Techniques for Efficient Connection Management:
-
Connection Pooling: Instead of opening a new connection for each request, create a pool of reusable connections. This reduces overhead and improves response time.
-
Connection Limiting: Implement rate-limiting or maximum connection counts to prevent overloading the server with too many concurrent long-polling connections. Set sensible limits based on the hardware and expected traffic.
-
Idle Connection Timeout: If a client doesn’t respond within a specified period, close the connection to release resources. This ensures that idle connections don’t occupy server resources indefinitely.
Example:
In a Node.js server, you can implement a timeout for idle connections like this:
This approach helps in cleaning up resources and avoiding unnecessary load.
2. Handling Timeouts and Retries
A key challenge in long-polling systems is managing timeouts. The client must gracefully handle cases where the server does not respond within a reasonable timeframe or when the server unexpectedly drops the connection.
Strategies for Handling Timeouts:
-
Client-Side Retry Logic: If a client experiences a timeout, it should automatically retry the request after a brief delay. Implementing an exponential backoff strategy can help avoid overwhelming the server with retries.
Example:
-
Server-Side Timeout Handling: On the server side, avoid keeping connections open indefinitely. Set a maximum timeout for each request, after which the server should close the connection to release resources. You should also consider sending periodic “heartbeat” messages to ensure the client is still connected and responsive.
-
Circuit Breaker Pattern: To prevent cascading failures in case of multiple timeouts, implement a circuit breaker that temporarily halts requests to a failing service. This helps to avoid repeated strain on a failing service while giving it time to recover.
3. Load Balancing and Scalability
As the number of clients increases, handling the load efficiently becomes critical. Long-polling systems can easily lead to server bottlenecks and failures under high traffic. To address these challenges, ensure that your architecture is scalable and supports load balancing.
Scalable Design Considerations:
-
Horizontal Scaling: Distribute client connections across multiple servers. Horizontal scaling involves adding more servers to handle increased traffic. Use a load balancer to evenly distribute requests.
-
For example, if you’re using a cloud infrastructure like AWS, GCP, or Azure, you can configure auto-scaling to add more instances during periods of high demand.
-
-
Session Persistence (Sticky Sessions): Since long-polling relies on persistent connections, it is essential to ensure that once a client connects to a particular server, it stays connected to the same server throughout its session. This can be achieved through sticky sessions, often managed by the load balancer.
-
Distributed Messaging Queues: If your application needs to push real-time updates to many clients, you can use a distributed message queue like Kafka or Redis Pub/Sub to broadcast messages to all connected clients. This helps in managing message delivery across multiple instances of the server.
Example:
In an AWS setup, using Elastic Load Balancing (ELB) with sticky sessions ensures that clients always connect to the same instance, avoiding session-related issues.
4. Handling Client Disconnections
Clients may disconnect at any time due to network issues, browser crashes, or user actions.

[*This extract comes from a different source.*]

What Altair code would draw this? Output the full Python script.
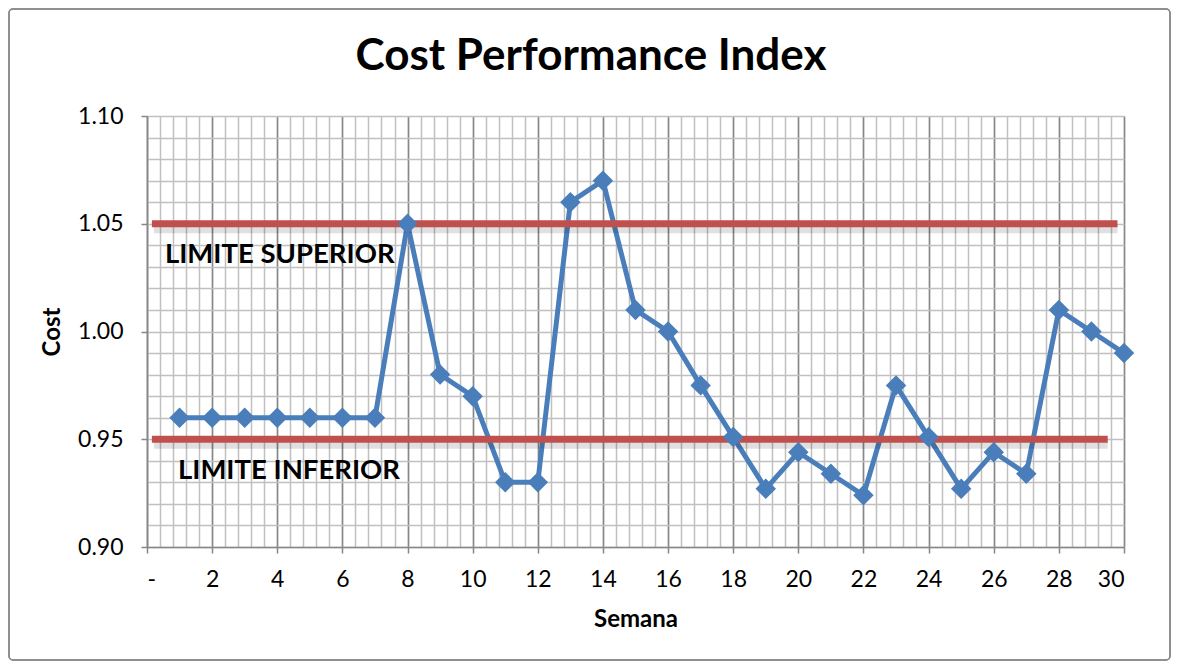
import altair as alt
import pandas as pd

title_text = ["Cost Performance Index"]

semana = list(range(1, 31))
cpi = [0.96, 0.96, 0.96, 0.96, 0.96, 0.96, 0.96, 1.05, 0.98, 0.97,
       0.93, 0.93, 1.06, 1.07, 1.01, 1.00, 0.975, 0.951, 0.927, 0.944,
       0.934, 0.924, 0.975, 0.951, 0.927, 0.944, 0.934, 1.01, 1.00, 0.99]

limit_names = ["LIMITE SUPERIOR", "LIMITE INFERIOR"]
limit_values = [1.05, 0.95]
limit_start = [0.15, 0.15]
limit_end = [29.8, 29.5]
label_x = [0.55, 0.95]
label_y = [1.0355, 0.9353]

x_major = list(range(0, 31, 2))
x_minor = [round(i * 0.4, 2) for i in range(0, 76)]
y_major = [0.90, 0.95, 1.00, 1.05, 1.10]
y_minor = [round(0.90 + i * 0.01, 2) for i in range(0, 21)]

df = pd.DataFrame({"Semana": semana, "Cost": cpi})
lim = pd.DataFrame({"name": limit_names, "v": limit_values, "x0": limit_start, "x1": limit_end,
                    "lx": label_x, "ly": label_y})
tdf = pd.DataFrame({"t": title_text})

FONT = "Lato"
xs = alt.Scale(domain=[0, 30], nice=False, zero=False)
ys = alt.Scale(domain=[0.90, 1.10], nice=False, zero=False)

minor = alt.Chart(df).mark_point(opacity=0).encode(
    x=alt.X("Semana:Q", scale=xs, axis=alt.Axis(orient="top", values=x_minor, grid=True,
            gridColor="#C0C0C0", gridWidth=1.5, labels=False, ticks=False, domain=False, title=None)),
    y=alt.Y("Cost:Q", scale=ys, axis=alt.Axis(orient="right", values=y_minor, grid=True,
            gridColor="#C0C0C0", gridWidth=1.5, labels=False, ticks=False, domain=False, title=None)),
)

base_line = alt.Chart(df).mark_line(color="#4A7EBB", strokeWidth=5).encode(
    x=alt.X("Semana:Q", scale=xs, title="Semana",
            axis=alt.Axis(orient="bottom", values=x_major, grid=True, gridColor="#878787", gridWidth=1.5,
                          labelExpr="datum.value == 0 ? '-' : datum.label",
                          tickColor="#878787", tickSize=6, tickWidth=1.5, domainColor="#878787", domainWidth=1.5,
                          labelFontSize=23, labelFont=FONT, labelColor="#000000", labelPadding=15,
                          titleFontSize=24, titleFont=FONT, titleFontWeight="bold", titleColor="#000000",
                          titlePadding=16)),
    y=alt.Y("Cost:Q", scale=ys, title="Cost",
            axis=alt.Axis(orient="left", values=y_major, format=".2f", grid=False,
                          tickColor="#878787", tickSize=6, tickWidth=1.5, domainColor="#878787", domainWidth=1.5,
                          labelFontSize=23, labelFont=FONT, labelColor="#000000", labelPadding=18,
                          titleFontSize=24, titleFont=FONT, titleFontWeight="bold", titleColor="#000000",
                          titlePadding=13)),
)

points = alt.Chart(df).mark_point(shape="diamond", filled=True, color="#4A7EBB", size=420, opacity=1).encode(
    x=alt.X("Semana:Q", scale=xs, axis=None), y=alt.Y("Cost:Q", scale=ys, axis=None))

shadow = alt.Chart(lim).mark_rule(color="#000000", opacity=0.12, strokeWidth=9, yOffset=5, xOffset=2).encode(
    x=alt.X("x0:Q", scale=xs, axis=None), x2="x1:Q", y=alt.Y("v:Q", scale=ys, axis=None))
rules = alt.Chart(lim).mark_rule(color="#C0504D", strokeWidth=7).encode(
    x=alt.X("x0:Q", scale=xs, axis=None), x2="x1:Q", y=alt.Y("v:Q", scale=ys, axis=None))

labels = alt.Chart(lim).mark_text(align="left", baseline="middle", font=FONT, fontSize=27.5,
                                  fontWeight="bold", color="#000000").encode(
    x=alt.X("lx:Q", scale=xs, axis=None), y=alt.Y("ly:Q", scale=ys, axis=None), text="name:N")

title = alt.Chart(tdf).mark_text(align="center", baseline="alphabetic", font=FONT, fontSize=44,
                                 fontWeight="bold", color="#000000").encode(
    x=alt.value(444), y=alt.value(-46), text="t:N")

border = alt.Chart(lim).mark_rect(fill=None, stroke="#888888", strokeWidth=1.5, cornerRadius=4).encode(
    x=alt.value(-138), x2=alt.value(1023), y=alt.value(-107), y2=alt.value(544))

chart = alt.layer(minor, base_line, shadow, rules, points, labels, title, border).resolve_axis(
    x="independent", y="independent"
).properties(
    width=977, height=431,
    padding={"left": 139, "top": 108, "right": 47, "bottom": 114},
    autosize=alt.AutoSizeParams(type="none"),
).configure_view(stroke=None).configure(background="white")

chart.save("out.html", embed_options={"renderer": "svg", "actions": False})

Handling disconnections gracefully is crucial to maintaining a good user experience and system resilience.
Techniques for Handling Client Disconnections:
-
Graceful Disconnects: When a client disconnects, ensure that the server knows about it so that it can release the associated resources. This can be done by sending periodic “heartbeat” requests or allowing clients to send a “disconnect” signal.
-
Reconnect Attempts: Upon disconnection, clients should attempt to reconnect after a brief period, ideally with an exponential backoff strategy to avoid overwhelming the server with too many simultaneous reconnections.
5. Monitoring and Analytics
To ensure the system remains resilient over time, continuous monitoring is essential. You need to track metrics like server health, client connections, request rates, timeouts, and failures. Monitoring these metrics helps identify bottlenecks, predict failures, and take proactive measures.
Tools for Monitoring:
-
Prometheus & Grafana: These tools are commonly used for monitoring and alerting in real-time applications. Prometheus collects time-series data, while Grafana provides visualizations and dashboards.
-
New Relic / Datadog: These are comprehensive APM tools that provide insights into application performance, including long-polling behavior, database queries, and more.
Key Metrics to Monitor:
-
Response times and latencies for long-polling requests
-
Number of active connections
-
Timeout and retry rates
-
Server resource usage (CPU, memory, etc.)
6. Ensuring Security
Long-polling systems, like any other web application, must be secure. While long-polling can be more efficient than traditional polling, it can also be more vulnerable to attacks if not properly secured.
Security Best Practices:
-
Authentication and Authorization: Ensure that each client connection is authenticated (e.g., via tokens or session IDs) and authorized to access specific resources.
-
Rate Limiting: Protect the system from abuse by limiting the number of requests a client can make within a certain period.
-
Encryption: Always use HTTPS to encrypt data between the client and server, protecting it from interception and eavesdropping.
Conclusion
Designing a resilient long-polling system requires addressing challenges related to connection management, timeouts, scalability, and security. By using efficient connection management techniques, handling timeouts and retries, ensuring horizontal scalability, and incorporating robust monitoring, developers can build long-polling systems that perform well under high traffic and remain resilient in the face of failures. With the right strategies in place, long-polling can continue to be a powerful tool for building real-time, interactive web applications.